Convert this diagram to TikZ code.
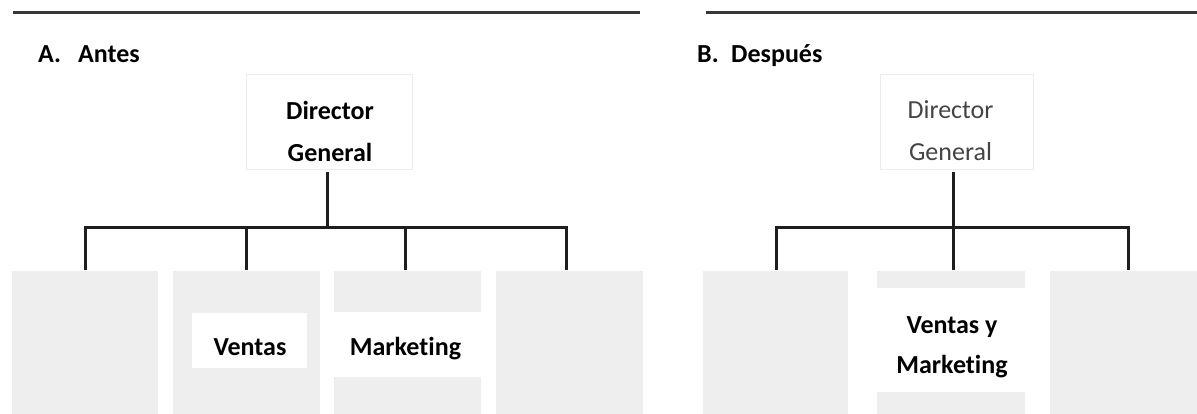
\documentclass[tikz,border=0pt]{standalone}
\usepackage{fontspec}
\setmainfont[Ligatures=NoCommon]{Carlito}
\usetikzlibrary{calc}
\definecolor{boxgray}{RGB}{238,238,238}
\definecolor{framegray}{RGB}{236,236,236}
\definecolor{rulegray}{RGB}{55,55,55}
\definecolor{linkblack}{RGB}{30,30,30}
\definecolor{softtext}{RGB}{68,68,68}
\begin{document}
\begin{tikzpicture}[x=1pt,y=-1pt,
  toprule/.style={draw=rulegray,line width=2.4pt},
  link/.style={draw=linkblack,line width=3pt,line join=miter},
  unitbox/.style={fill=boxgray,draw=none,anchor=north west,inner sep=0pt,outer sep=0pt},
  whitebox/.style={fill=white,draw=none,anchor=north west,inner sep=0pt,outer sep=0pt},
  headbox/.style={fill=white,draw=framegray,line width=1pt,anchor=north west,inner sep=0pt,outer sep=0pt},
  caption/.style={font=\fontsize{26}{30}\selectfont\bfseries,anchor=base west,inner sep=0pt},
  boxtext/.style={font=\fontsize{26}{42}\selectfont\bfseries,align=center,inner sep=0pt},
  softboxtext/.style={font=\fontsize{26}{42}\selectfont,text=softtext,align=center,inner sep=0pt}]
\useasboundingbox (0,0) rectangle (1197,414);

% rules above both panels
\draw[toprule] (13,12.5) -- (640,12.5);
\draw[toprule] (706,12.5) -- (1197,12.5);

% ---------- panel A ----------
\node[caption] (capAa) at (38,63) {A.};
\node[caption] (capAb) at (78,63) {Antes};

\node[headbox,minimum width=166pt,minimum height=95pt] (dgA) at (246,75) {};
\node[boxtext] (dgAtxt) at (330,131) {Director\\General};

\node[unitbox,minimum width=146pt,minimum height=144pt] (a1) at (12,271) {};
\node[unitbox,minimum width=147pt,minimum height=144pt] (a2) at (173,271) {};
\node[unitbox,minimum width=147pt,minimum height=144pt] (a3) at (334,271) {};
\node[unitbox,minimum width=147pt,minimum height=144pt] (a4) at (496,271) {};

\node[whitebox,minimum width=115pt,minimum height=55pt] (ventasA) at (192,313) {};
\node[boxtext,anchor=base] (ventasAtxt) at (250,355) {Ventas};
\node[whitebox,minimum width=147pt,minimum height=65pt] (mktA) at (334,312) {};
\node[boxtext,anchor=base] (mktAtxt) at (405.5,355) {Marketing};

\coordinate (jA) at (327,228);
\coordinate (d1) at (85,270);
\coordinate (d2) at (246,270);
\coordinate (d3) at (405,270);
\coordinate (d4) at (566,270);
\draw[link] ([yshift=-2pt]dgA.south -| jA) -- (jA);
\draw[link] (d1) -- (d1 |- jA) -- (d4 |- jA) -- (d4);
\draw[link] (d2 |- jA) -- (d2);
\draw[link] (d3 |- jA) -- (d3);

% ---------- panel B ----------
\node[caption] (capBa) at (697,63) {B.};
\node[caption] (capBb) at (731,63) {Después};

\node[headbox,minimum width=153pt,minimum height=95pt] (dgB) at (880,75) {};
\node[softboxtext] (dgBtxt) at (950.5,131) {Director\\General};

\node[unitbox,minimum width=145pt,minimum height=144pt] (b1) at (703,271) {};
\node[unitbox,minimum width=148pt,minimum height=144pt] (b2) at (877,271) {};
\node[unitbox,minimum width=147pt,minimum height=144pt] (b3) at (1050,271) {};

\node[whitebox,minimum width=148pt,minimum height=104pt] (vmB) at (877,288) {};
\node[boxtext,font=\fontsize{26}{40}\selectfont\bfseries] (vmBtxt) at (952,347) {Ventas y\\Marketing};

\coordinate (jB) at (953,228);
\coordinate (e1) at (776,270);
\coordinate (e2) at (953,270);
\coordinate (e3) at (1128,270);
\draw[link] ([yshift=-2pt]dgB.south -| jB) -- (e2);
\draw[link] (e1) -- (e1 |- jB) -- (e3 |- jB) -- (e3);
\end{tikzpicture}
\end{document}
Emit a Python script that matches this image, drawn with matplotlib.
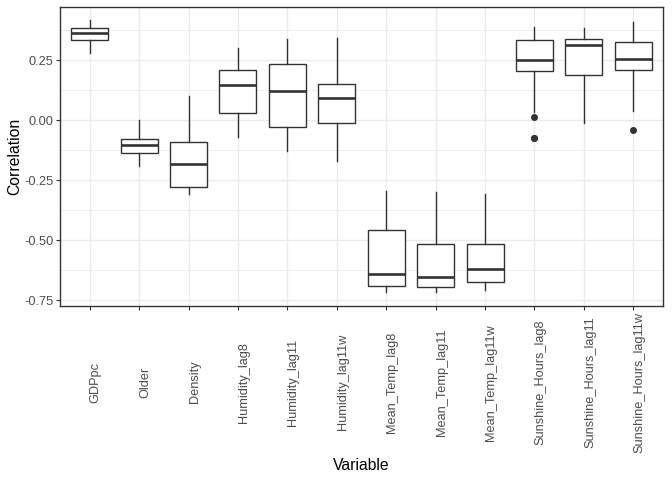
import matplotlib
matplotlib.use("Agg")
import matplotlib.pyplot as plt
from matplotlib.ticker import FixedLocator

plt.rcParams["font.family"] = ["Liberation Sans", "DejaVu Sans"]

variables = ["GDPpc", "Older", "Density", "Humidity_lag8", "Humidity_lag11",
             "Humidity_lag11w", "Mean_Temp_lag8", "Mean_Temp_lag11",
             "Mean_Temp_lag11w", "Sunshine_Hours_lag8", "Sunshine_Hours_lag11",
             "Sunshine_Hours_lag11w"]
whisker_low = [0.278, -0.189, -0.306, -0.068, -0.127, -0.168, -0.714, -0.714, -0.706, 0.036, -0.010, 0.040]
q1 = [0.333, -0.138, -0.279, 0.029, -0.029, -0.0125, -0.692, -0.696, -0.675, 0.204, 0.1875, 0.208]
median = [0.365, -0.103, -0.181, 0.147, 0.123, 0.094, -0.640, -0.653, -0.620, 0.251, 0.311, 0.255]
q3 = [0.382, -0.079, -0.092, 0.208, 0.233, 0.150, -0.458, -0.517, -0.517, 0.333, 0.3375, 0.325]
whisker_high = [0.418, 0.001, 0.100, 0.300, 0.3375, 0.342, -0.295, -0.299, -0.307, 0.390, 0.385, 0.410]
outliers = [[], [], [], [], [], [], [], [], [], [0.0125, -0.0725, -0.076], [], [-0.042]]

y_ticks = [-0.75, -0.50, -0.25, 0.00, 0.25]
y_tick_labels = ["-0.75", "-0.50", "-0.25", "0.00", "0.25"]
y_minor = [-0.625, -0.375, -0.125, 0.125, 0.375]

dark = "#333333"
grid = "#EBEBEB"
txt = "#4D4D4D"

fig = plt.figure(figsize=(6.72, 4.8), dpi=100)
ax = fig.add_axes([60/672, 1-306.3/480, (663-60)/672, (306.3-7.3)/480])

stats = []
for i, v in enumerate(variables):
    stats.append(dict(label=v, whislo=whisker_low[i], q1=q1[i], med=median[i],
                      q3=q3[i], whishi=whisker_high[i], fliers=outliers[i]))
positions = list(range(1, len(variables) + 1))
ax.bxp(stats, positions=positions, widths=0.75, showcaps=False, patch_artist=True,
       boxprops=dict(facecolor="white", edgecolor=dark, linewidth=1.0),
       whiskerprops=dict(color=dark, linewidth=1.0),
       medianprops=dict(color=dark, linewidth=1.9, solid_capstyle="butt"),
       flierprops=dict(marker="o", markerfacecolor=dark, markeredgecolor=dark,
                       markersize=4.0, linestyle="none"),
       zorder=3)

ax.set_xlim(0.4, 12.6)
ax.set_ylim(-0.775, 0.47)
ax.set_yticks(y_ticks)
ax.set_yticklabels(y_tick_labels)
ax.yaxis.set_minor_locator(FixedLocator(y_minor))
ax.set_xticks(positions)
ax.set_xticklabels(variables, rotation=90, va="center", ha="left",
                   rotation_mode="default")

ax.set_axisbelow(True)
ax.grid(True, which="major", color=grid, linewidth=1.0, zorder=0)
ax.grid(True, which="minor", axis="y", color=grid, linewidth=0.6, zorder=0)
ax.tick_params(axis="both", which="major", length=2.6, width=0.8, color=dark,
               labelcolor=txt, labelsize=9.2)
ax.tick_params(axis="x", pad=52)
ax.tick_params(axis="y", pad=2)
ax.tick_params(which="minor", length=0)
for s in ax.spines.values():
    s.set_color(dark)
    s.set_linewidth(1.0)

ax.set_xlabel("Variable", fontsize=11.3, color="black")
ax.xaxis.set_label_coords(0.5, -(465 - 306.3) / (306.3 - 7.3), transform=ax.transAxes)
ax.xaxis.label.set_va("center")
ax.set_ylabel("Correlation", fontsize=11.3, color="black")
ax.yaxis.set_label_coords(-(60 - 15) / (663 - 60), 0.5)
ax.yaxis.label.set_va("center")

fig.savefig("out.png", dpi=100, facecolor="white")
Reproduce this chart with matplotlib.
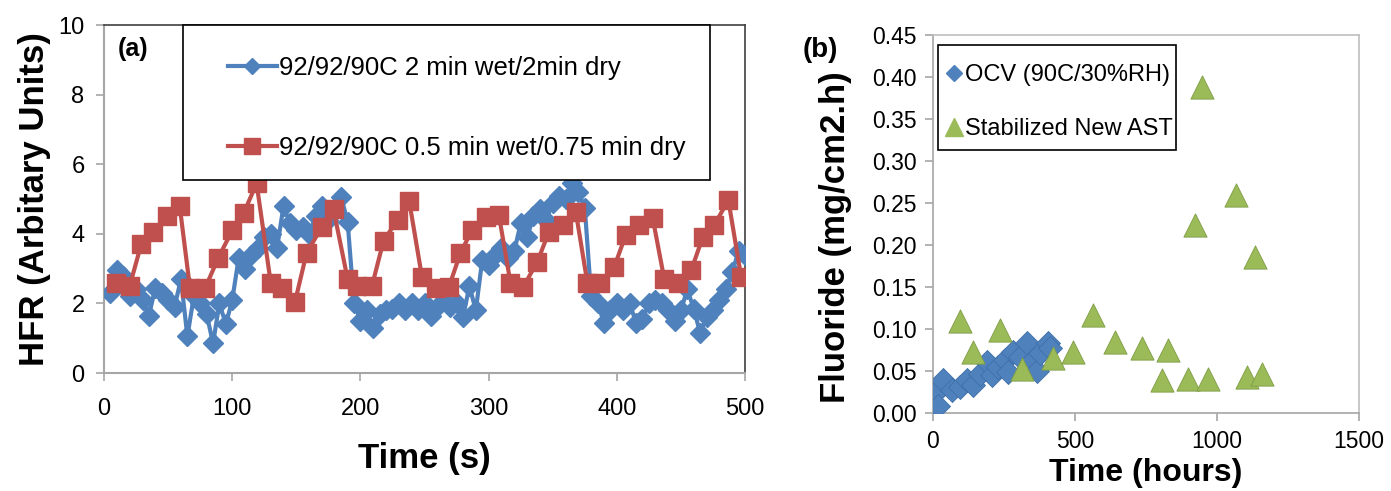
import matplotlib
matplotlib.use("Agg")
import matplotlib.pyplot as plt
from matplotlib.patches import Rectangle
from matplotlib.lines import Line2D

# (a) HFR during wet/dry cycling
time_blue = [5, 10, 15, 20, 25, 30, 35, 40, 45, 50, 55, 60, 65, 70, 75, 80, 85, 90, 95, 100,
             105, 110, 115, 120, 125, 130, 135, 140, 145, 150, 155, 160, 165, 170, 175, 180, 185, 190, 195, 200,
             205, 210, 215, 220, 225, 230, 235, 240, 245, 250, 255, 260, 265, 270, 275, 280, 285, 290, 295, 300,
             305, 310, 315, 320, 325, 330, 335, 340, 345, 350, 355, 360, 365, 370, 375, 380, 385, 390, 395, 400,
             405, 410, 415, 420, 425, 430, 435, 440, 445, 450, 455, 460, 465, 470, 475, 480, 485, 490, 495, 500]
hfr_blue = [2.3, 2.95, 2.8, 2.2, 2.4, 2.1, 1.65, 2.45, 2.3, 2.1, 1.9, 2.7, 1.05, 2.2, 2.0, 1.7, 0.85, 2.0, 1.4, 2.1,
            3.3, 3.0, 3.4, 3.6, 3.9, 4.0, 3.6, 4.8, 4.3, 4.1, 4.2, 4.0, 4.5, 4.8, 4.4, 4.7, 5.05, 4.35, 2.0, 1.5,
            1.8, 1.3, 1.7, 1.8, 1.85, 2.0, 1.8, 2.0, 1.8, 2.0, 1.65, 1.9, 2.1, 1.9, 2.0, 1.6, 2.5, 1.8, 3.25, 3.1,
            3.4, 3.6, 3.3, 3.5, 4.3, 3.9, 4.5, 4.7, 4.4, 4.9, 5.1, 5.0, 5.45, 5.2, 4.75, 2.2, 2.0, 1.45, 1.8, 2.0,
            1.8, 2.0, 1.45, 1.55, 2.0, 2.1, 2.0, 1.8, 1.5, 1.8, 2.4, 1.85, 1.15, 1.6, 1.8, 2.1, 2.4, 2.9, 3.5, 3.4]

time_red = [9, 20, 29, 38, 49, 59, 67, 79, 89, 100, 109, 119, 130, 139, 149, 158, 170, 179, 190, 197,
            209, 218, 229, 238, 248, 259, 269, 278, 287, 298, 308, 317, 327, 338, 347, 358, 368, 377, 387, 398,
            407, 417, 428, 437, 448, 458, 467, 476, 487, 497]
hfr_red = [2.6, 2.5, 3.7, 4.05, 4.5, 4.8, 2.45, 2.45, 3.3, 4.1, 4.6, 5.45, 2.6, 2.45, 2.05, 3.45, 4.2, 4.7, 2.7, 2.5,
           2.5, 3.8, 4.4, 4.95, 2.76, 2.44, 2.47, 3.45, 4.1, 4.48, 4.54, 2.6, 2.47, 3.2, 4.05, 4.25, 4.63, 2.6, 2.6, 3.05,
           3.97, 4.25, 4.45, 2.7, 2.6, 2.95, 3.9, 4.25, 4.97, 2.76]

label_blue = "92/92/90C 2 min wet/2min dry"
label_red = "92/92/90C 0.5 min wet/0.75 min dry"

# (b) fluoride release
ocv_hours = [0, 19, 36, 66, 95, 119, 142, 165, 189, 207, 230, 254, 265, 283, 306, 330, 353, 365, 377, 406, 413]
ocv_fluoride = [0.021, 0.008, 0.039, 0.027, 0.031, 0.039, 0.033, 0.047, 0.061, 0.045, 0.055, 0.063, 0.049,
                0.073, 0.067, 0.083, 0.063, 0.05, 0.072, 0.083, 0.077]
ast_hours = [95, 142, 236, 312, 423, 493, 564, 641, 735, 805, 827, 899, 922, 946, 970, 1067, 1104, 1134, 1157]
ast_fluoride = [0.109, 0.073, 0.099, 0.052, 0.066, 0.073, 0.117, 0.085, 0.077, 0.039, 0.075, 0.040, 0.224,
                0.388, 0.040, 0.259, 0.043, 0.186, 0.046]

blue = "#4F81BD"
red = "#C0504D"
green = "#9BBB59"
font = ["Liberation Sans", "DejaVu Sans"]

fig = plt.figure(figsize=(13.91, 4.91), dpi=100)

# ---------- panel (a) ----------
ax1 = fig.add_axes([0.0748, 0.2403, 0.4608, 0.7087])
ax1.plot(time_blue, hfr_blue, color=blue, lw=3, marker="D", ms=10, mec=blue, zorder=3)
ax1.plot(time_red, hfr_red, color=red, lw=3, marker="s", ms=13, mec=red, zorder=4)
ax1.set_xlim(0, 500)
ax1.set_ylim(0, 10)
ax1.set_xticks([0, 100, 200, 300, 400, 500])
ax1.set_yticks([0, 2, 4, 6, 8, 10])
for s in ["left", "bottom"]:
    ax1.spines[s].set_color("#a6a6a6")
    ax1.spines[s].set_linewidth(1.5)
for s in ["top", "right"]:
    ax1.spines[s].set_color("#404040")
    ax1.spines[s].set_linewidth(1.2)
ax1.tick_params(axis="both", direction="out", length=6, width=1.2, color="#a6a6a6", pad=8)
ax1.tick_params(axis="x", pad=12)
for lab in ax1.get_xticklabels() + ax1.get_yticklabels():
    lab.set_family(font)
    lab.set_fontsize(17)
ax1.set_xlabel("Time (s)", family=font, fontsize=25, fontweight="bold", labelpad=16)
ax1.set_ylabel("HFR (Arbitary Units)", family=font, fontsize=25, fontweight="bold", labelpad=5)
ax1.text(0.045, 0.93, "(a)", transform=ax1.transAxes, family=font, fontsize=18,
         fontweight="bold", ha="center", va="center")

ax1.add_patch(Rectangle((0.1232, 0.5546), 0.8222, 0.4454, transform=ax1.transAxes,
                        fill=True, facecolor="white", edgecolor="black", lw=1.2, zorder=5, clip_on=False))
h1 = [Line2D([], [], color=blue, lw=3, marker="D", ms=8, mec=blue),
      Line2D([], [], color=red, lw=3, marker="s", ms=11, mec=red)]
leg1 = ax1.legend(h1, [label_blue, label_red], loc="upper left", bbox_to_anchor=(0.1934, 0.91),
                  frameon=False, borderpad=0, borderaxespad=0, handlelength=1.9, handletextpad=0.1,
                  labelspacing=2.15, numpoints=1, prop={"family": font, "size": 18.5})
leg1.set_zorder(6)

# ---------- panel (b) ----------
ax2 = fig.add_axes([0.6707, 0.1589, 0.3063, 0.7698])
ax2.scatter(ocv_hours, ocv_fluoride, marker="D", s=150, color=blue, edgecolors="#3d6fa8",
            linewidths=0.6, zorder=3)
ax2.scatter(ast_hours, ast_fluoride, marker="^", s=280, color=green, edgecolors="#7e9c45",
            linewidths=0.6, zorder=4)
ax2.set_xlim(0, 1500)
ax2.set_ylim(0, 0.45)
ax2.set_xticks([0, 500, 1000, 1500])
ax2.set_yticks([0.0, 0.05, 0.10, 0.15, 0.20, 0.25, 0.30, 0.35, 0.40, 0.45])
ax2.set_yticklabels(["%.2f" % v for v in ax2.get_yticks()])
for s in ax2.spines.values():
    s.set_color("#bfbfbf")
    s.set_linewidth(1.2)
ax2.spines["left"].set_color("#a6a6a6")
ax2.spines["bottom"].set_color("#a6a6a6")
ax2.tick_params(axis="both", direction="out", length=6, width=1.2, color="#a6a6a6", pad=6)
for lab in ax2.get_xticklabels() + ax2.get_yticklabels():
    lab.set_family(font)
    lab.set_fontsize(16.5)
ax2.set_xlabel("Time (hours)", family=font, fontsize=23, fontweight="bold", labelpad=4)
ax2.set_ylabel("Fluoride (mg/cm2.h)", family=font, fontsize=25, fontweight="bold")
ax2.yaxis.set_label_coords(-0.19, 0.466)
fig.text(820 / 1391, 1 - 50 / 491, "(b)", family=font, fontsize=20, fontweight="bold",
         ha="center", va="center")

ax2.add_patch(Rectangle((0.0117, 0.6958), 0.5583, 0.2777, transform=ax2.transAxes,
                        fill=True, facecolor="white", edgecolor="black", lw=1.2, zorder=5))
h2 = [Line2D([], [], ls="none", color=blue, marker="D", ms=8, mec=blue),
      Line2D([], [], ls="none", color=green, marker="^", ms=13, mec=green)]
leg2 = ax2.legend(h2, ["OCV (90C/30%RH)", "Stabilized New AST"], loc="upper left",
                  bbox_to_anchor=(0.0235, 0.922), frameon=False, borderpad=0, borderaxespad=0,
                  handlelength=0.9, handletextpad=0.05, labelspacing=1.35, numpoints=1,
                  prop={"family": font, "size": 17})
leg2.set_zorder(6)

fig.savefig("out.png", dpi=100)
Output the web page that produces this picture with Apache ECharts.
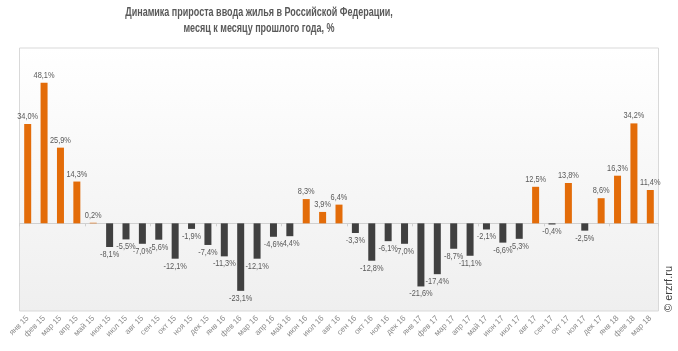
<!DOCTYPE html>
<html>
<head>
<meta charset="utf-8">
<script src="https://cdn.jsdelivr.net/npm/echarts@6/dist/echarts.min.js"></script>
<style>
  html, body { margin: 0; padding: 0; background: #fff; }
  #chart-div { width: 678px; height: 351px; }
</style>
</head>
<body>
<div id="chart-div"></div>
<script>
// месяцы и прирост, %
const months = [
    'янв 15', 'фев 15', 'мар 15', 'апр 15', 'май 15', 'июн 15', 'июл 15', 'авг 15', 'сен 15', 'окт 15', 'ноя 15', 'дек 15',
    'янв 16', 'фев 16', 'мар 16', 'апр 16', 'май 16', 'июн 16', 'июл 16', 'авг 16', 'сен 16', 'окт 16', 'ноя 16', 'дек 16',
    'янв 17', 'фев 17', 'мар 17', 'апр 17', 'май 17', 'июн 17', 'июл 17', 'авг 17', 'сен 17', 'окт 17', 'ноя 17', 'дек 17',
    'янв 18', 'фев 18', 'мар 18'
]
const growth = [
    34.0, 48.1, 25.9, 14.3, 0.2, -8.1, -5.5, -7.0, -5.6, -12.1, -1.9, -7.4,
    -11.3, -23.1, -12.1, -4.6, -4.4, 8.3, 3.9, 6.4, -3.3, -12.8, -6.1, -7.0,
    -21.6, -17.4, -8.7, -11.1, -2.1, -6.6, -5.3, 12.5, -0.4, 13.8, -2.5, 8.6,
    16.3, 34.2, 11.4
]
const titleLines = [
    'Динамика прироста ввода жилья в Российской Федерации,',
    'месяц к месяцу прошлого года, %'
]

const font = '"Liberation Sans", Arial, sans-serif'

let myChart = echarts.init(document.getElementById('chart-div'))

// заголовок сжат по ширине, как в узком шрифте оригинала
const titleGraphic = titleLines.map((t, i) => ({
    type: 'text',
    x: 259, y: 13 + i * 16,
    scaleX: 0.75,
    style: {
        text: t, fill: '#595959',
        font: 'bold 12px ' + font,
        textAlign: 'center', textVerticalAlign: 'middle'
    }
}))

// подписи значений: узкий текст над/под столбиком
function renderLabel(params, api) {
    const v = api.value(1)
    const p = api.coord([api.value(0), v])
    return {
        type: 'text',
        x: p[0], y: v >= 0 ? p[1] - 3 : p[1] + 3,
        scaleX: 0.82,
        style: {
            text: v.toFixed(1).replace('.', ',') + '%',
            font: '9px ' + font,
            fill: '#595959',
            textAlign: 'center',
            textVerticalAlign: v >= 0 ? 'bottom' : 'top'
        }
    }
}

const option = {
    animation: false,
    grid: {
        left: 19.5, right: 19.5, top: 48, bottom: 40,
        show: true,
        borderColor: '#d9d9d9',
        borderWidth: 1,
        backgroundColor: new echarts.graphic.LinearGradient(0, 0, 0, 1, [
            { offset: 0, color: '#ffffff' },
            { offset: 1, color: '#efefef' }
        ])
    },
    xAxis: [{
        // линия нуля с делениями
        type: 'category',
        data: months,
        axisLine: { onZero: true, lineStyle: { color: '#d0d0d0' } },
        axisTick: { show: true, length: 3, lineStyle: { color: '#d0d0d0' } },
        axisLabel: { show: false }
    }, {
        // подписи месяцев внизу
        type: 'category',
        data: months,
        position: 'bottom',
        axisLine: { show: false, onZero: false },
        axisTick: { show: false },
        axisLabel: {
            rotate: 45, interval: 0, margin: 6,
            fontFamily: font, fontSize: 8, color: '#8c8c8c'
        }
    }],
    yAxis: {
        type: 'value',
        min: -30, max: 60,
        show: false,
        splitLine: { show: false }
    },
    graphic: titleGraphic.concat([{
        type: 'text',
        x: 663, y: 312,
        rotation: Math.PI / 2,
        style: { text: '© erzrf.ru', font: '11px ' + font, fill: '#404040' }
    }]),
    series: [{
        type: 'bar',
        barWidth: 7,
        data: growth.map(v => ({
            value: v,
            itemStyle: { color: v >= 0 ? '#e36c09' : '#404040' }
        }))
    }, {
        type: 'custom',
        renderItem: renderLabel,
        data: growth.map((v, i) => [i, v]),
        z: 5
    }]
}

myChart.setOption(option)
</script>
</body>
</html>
════
Work instructions
Return exactly what appears from the opening line of the material through the line with "(0,0) rectangle (1197,414);", apart from the pictures.

Finished answer
Convert this diagram to TikZ code.
\documentclass[tikz,border=0pt]{standalone}
\usepackage{fontspec}
\setmainfont[Ligatures=NoCommon]{Carlito}
\usetikzlibrary{calc}
\definecolor{boxgray}{RGB}{238,238,238}
\definecolor{framegray}{RGB}{236,236,236}
\definecolor{rulegray}{RGB}{55,55,55}
\definecolor{linkblack}{RGB}{30,30,30}
\definecolor{softtext}{RGB}{68,68,68}
\begin{document}
\begin{tikzpicture}[x=1pt,y=-1pt,
  toprule/.style={draw=rulegray,line width=2.4pt},
  link/.style={draw=linkblack,line width=3pt,line join=miter},
  unitbox/.style={fill=boxgray,draw=none,anchor=north west,inner sep=0pt,outer sep=0pt},
  whitebox/.style={fill=white,draw=none,anchor=north west,inner sep=0pt,outer sep=0pt},
  headbox/.style={fill=white,draw=framegray,line width=1pt,anchor=north west,inner sep=0pt,outer sep=0pt},
  caption/.style={font=\fontsize{26}{30}\selectfont\bfseries,anchor=base west,inner sep=0pt},
  boxtext/.style={font=\fontsize{26}{42}\selectfont\bfseries,align=center,inner sep=0pt},
  softboxtext/.style={font=\fontsize{26}{42}\selectfont,text=softtext,align=center,inner sep=0pt}]
\useasboundingbox (0,0) rectangle (1197,414);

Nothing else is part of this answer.